Gresham’s greatest setback, however, was the result of his own lack of administrative expertise. In 1904 he was elected secretary-treasurer of the union, a position he held for several months. During this time, however, in his zeal for building up the organization at a rapid pace, Gresham avoided following anything vaguely resembling general accounting practices and instead carried out most of the union’s transactions unrecorded. When this was revealed at the August 1905 convention, he was not reelected to any union position—even though his honesty was never seriously in question.

He soon recovered from this rebuff. In December 1905 he was elected to the position of national organizer, and his standing within union ranks—even though he was thrown out of his position as chief organizer at a quasilegal union convention in March 1906—appeared to be on the upswing. How firm was his status is uncertain, however, for on April 10, 1906, Newt Gresham died, at forty-eight, after a five-day illness; he was never to know how significant a force in rural American life the Farmers’ Union was to become. A year after his death, the general convention of the union voted to honor him by producing official badges upon which his picture appeared. Profits from the sales of the badges went to Gresham’s family, left destitute by his death.

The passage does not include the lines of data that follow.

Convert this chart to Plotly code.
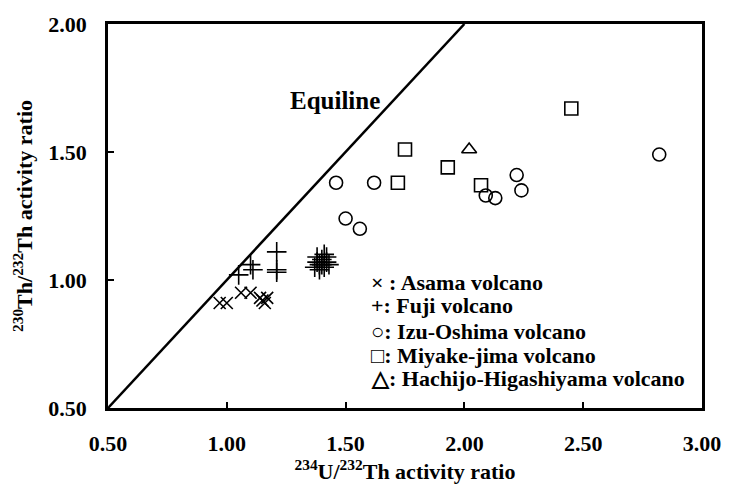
import plotly.graph_objects as go

# U-Th activity ratios for each volcano
asama_u = [0.97, 1.00, 1.06, 1.10, 1.14, 1.15, 1.16, 1.17]
asama_th = [0.91, 0.91, 0.95, 0.95, 0.93, 0.92, 0.91, 0.93]

fuji_u = [1.05, 1.10, 1.11, 1.21, 1.21, 1.21,
          1.37, 1.38, 1.38, 1.39, 1.39, 1.40, 1.40, 1.41, 1.41, 1.42, 1.42, 1.43]
fuji_th = [1.02, 1.06, 1.04, 1.11, 1.04, 1.03,
           1.05, 1.07, 1.09, 1.04, 1.06, 1.06, 1.08, 1.10, 1.05, 1.07, 1.09, 1.06]

izu_u = [1.46, 1.50, 1.56, 1.62, 2.09, 2.13, 2.22, 2.24, 2.82]
izu_th = [1.38, 1.24, 1.20, 1.38, 1.33, 1.32, 1.41, 1.35, 1.49]

miyake_u = [1.72, 1.75, 1.93, 2.07, 2.45]
miyake_th = [1.38, 1.51, 1.44, 1.37, 1.67]

hachijo_u = [2.02]
hachijo_th = [1.51]

equiline = [0.50, 2.00]

x_ticks = [0.5, 1.0, 1.5, 2.0, 2.5, 3.0]
x_tick_text = ["0.50", "1.00", "1.50", "2.00", "2.50", "3.00"]
y_ticks = [0.5, 1.0, 1.5, 2.0]
y_tick_text = ["0.50", "1.00", "1.50", "2.00"]

legend_lines = [
    "\u00d7 : Asama volcano",
    "+: Fuji volcano",
    "\u25cb: Izu-Oshima volcano",
    "\u25a1: Miyake-jima volcano",
    "\u25b3: Hachijo-Higashiyama volcano",
]

FONT = "Liberation Serif"
TXT = dict(family=FONT, size=22, color="black", weight="bold")

fig = go.Figure()

fig.add_trace(go.Scatter(x=equiline, y=equiline, mode="lines",
                         line=dict(color="black", width=2.5),
                         hoverinfo="skip", showlegend=False))

series = [
    (asama_u, asama_th, "x-thin-open", 12),
    (fuji_u, fuji_th, "cross-thin-open", 14),
    (izu_u, izu_th, "circle-open", 13),
    (miyake_u, miyake_th, "square-open", 13),
    (hachijo_u, hachijo_th, "triangle-up-open", 13),
]
for xs, ys, sym, size in series:
    fig.add_trace(go.Scatter(
        x=xs, y=ys, mode="markers", showlegend=False,
        marker=dict(symbol=sym, size=size, color="black",
                    line=dict(color="black", width=1.6)),
    ))

fig.add_annotation(x=1.655, y=1.70, xref="x", yref="y", text="Equiline",
                   showarrow=False, xanchor="right", yanchor="middle",
                   font=dict(family=FONT, size=25, color="black", weight="bold"))

legend_y = [0.99, 0.90, 0.80, 0.705, 0.615]
for txt, yy in zip(legend_lines, legend_y):
    fig.add_annotation(x=1.60, y=yy, xref="x", yref="y", text=txt,
                       showarrow=False, xanchor="left", yanchor="middle",
                       font=TXT)

fig.update_xaxes(
    range=[0.5, 3.0], tickvals=x_ticks, ticktext=x_tick_text,
    ticks="inside", ticklen=6, tickwidth=2, tickcolor="black",
    showline=True, linewidth=2.5, linecolor="black", mirror=True,
    showgrid=False, zeroline=False,
    tickfont=TXT, ticklabelstandoff=14, ticklabeloverflow="allow",
    title=dict(text="<sup>234</sup>U/<sup>232</sup>Th activity ratio",
               font=TXT, standoff=6),
)
fig.update_yaxes(
    range=[0.5, 2.0], tickvals=y_ticks, ticktext=y_tick_text,
    ticks="inside", ticklen=6, tickwidth=2, tickcolor="black",
    showline=True, linewidth=2.5, linecolor="black", mirror=True,
    showgrid=False, zeroline=False,
    tickfont=TXT, ticklabelstandoff=14, ticklabeloverflow="allow",
    title=dict(text="<sup>230</sup>Th/<sup>232</sup>Th activity ratio",
               font=TXT, standoff=10),
)

fig.update_layout(
    width=733, height=490,
    margin=dict(l=108, r=20, t=20, b=72),
    paper_bgcolor="white", plot_bgcolor="white",
)

fig.write_html("out.html")
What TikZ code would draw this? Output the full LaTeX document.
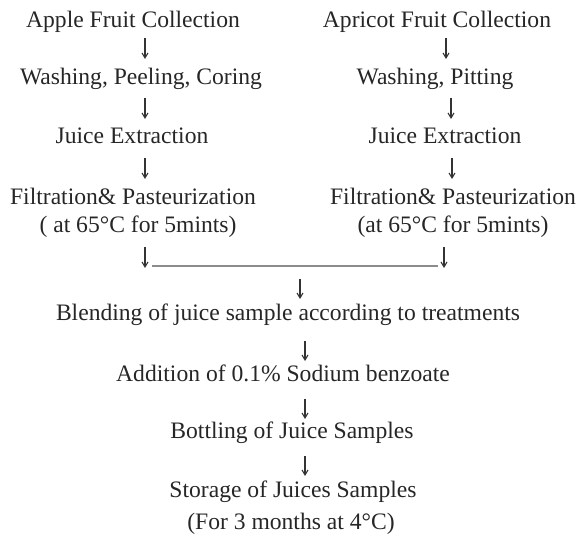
\documentclass[tikz,border=0pt]{standalone}
\usepackage{fontspec}
\setmainfont{Liberation Serif}
\usetikzlibrary{arrows.meta}
\begin{document}
\begin{tikzpicture}[x=1pt,y=-1pt,
  txt/.style={inner sep=0pt,anchor=base,text=black!85,font=\fontsize{23.6}{28}\selectfont},
  arr/.style={draw=black!80,line width=1.1pt,-{Straight Barb[length=5pt,width=6pt]}},
  hline/.style={draw=black!45,line width=1.6pt}]
\useasboundingbox (0,0) rectangle (582,537);
% left column
\node[txt] (a1) at (133,28) {Apple Fruit Collection};
\node[txt] (a2) at (141,85) {Washing, Peeling, Coring};
\node[txt] (a3) at (132,144) {Juice Extraction};
\node[txt] (a4) at (133,205) {Filtration\& Pasteurization};
\node[txt] (a5) at (138,233) {( at 65\textdegree C for 5mints)};
% right column
\node[txt] (b1) at (437,28) {Apricot Fruit Collection};
\node[txt] (b2) at (435,85) {Washing, Pitting};
\node[txt] (b3) at (445,144) {Juice Extraction};
\node[txt] (b4) at (453,205) {Filtration\& Pasteurization};
\node[txt] (b5) at (453,233) {(at 65\textdegree C for 5mints)};
% common
\node[txt] (c1) at (288,321) {Blending of juice sample according to treatments};
\node[txt] (c2) at (283,382) {Addition of 0.1\% Sodium benzoate};
\node[txt] (c3) at (292,439) {Bottling of Juice Samples};
\node[txt] (c4) at (293,498) {Storage of Juices Samples};
\node[txt] (c5) at (291,530) {(For 3 months at 4\textdegree C)};
% arrow end points
\coordinate (la1) at (145,38); \coordinate (la2) at (145,59);
\coordinate (lb1) at (145,98); \coordinate (lb2) at (145,119);
\coordinate (lc1) at (145,158); \coordinate (lc2) at (145,179);
\coordinate (ld1) at (145,247); \coordinate (ld2) at (145,268);
\coordinate (ra1) at (446,38); \coordinate (ra2) at (446,59);
\coordinate (rb1) at (451,98); \coordinate (rb2) at (451,119);
\coordinate (rc1) at (452,158); \coordinate (rc2) at (452,179);
\coordinate (rd1) at (444,247); \coordinate (rd2) at (444,268);
\coordinate (h1) at (152,266); \coordinate (h2) at (438,266);
\coordinate (ma1) at (300,279); \coordinate (ma2) at (300,299);
\coordinate (mb1) at (305,341); \coordinate (mb2) at (305,361);
\coordinate (mc1) at (305,399); \coordinate (mc2) at (305,419);
\coordinate (md1) at (305,456); \coordinate (md2) at (305,476);
\draw[arr] (la1) -- (la2);
\draw[arr] (lb1) -- (lb2);
\draw[arr] (lc1) -- (lc2);
\draw[arr] (ld1) -- (ld2);
\draw[arr] (ra1) -- (ra2);
\draw[arr] (rb1) -- (rb2);
\draw[arr] (rc1) -- (rc2);
\draw[arr] (rd1) -- (rd2);
\draw[hline] (h1) -- (h2);
\draw[arr] (ma1) -- (ma2);
\draw[arr] (mb1) -- (mb2);
\draw[arr] (mc1) -- (mc2);
\draw[arr] (md1) -- (md2);
\end{tikzpicture}
\end{document}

No collection of Gresham’s papers appears to exist in public archives, although a large collection of historic Farmers’ Union manuscript materials is housed at the University of Colorado. There is no full-length biography of Newt Gresham. The most helpful secondary sources on his life are R. L. Hunt, A History of Farmer Movements in the Southwest (1935); C. F. Barrett, The Mission, History and Times of the Farmers’ Union (1909); V. L. Gresham, A Family Named Gresham (cs. 1977), copies of which are located in the Library of Congress and the Alabama State Department of Archives and History; and C. B. Fisher, “The Farmers’ Union,” University of Kentucky Studies in Economics and Sociology, no. 2 (1920).